In discussing how we can make the workplace more women-friendly we have to have a discussion about the differences between men and women, it’s unavoidable. If we don’t talk about our differences there will never be any justice for women in the workforce and I believe more women will begin to choose home over work if the US continues to ignore their needs —this past decade was the first time in decades that the number of women not in the workforce, rose. One of the differences between men and women is how their work habits change when they have a family. When men have a family, they tend to work harder. When women have families we tend to work less. Is that inherently a bad thing? Of course not, women and men are free to choose their own path in raising their family but if we want to support women, we have to acknowledge that when they have family they don’t want to spend as many hours in the workplace, how can we allow someone to spend more time with their families while still excelling in their work? We have to fight for both flextime and maternity leave.

Fairness for women without injustice to men

Some feminists have acknowledged that men work more than women, their solution? Get rid of overtime. That’s not only injustice to men, it doesn’t support women in any way —especially the women who benefit from their husbands’ overtime when they take time off of work to be home caring for their family. If we want to support women, we have to focus on what women actually want, and what a lot of women want is to spend less time at work when they have a family and even less when they have a new baby. On the other extreme conservatives may say, well that’s a personal choice women make I.e. why should anyone have to support someone’s personal choice. But having a family is not merely a personal choice, it’s a part of life that most women will experience —most women will have a family, and so it is as much a personal issue as it is a social one. Let’s also think of what would happen alternatively if women decided not to have children in preference for having a career, then we’d be in a panic about slowing birthrates —which has already begun to creep up

Ignoring the needs of women is a degradation of our value that stems from the aftermath of World War 2. After WW2, women in the US were asked to leave the jobs they’d taken over from men during the war, return home and let the men work. Alternatively, in Europe, many countries, who also had women working in place of men during the war, wanted to retain those women after the war, and so they incentivized the workplace in order to keep women working. The US stills sees women as expendable and doesn’t see fit to help women, most of whom will have families, retain their jobs or succeed in them. Considering the fact that over 70% of women are in today’s workforce it’s strange that it remains as unfriendly today as the day it asked them to leave.

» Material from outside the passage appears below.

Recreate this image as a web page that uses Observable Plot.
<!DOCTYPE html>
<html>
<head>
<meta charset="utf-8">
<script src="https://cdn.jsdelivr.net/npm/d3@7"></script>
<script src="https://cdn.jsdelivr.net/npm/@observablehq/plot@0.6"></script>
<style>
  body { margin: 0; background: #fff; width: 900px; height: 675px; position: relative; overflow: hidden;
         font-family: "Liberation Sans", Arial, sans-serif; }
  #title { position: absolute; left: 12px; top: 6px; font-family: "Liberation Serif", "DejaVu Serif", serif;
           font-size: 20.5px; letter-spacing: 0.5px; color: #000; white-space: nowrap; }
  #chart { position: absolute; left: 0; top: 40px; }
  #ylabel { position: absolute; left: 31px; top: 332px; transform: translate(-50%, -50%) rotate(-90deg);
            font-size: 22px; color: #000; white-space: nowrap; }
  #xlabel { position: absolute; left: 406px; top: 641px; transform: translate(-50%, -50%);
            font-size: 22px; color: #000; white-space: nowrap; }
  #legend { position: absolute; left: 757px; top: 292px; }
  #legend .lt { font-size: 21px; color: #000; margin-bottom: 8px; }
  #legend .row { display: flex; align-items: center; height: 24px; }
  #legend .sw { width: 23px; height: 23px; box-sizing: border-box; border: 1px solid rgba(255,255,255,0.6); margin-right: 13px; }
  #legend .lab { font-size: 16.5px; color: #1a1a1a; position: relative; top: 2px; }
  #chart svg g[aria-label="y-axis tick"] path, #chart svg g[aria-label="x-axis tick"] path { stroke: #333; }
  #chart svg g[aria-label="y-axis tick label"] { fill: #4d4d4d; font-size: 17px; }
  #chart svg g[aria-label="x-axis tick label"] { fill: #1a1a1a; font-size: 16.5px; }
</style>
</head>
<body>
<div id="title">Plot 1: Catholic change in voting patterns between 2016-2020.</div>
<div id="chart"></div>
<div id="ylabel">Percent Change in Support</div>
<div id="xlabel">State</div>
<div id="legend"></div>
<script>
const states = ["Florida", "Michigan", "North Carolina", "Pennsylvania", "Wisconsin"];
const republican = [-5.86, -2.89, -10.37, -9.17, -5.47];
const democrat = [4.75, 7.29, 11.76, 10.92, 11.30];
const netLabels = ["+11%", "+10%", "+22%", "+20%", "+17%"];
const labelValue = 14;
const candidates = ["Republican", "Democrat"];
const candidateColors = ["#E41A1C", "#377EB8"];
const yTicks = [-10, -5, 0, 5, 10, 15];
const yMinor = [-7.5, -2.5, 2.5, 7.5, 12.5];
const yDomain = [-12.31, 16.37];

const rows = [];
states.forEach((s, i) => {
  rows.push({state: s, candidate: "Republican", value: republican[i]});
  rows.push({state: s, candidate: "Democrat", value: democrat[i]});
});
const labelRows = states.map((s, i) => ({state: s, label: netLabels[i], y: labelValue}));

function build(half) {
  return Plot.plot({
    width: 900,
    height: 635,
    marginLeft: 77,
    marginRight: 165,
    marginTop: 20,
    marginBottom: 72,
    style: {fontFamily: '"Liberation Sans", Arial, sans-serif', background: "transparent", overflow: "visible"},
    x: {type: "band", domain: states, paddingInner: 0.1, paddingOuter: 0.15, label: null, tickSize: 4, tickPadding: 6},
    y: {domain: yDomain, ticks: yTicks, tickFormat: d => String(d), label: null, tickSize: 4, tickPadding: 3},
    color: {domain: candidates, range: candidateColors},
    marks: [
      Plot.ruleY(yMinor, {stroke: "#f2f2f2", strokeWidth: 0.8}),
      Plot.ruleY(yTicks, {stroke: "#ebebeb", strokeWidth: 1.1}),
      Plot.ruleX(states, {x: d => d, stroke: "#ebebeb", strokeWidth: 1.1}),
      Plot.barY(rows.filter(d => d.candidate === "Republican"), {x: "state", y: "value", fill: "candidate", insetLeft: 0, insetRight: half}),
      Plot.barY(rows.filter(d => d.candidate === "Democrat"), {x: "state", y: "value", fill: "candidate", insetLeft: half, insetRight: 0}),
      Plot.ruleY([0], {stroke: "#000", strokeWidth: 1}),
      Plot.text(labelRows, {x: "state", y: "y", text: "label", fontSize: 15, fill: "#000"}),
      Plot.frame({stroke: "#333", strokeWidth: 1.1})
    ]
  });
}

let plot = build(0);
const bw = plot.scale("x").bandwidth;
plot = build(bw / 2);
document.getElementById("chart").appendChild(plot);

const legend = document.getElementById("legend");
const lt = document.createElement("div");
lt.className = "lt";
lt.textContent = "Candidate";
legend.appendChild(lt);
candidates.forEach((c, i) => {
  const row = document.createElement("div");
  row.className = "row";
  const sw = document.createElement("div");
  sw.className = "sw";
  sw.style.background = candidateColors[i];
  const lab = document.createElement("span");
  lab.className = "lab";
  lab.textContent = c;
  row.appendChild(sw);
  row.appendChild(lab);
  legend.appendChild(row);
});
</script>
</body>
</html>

Gender-neutral policies won’t cut it

And gender-neutral policies like FMLA don’t cut it. FMLA gives workers 6 weeks off unpaid for family or medical emergencies. If a pregnant woman attempts to use this, that’s 6 weeks to have your baby, recover from pregnancy and bond with that baby, unpaid. Again, someone may say, Well it’s her choice to have a baby but how can one hide behind the “personal choice” argument when it’s an issue that most women will face —that’s like saying menstruation or menopause is a personal issue, personal sure but it’s also a women’s issue and therefore a societal issue. To listen to women calculate how they’ll group together their sick days, vacation days and their 6 weeks from FMLA -how they’ll work until the very last moment of their pregnancy so they can take most of their time after the baby is born, is heartbreaking.

A workforce that benefits from the labor of women needs to figure out how to support those women in their time of need, the only way to honestly do so is to acknowledge and support a woman’s role as caregiver. The “equal pay gap” is a distraction that removes us from acknowledging the real issue, which is that the American workplace was never built to accommodate women with families, the questions that are far more valuable then asking why women only make $.76 on the dollar is to ask why more companies don’t have nurseries, nursing rooms, flextime and maternity leave? These are the questions that matter most and their resolution will have a significant impact on the lives of women.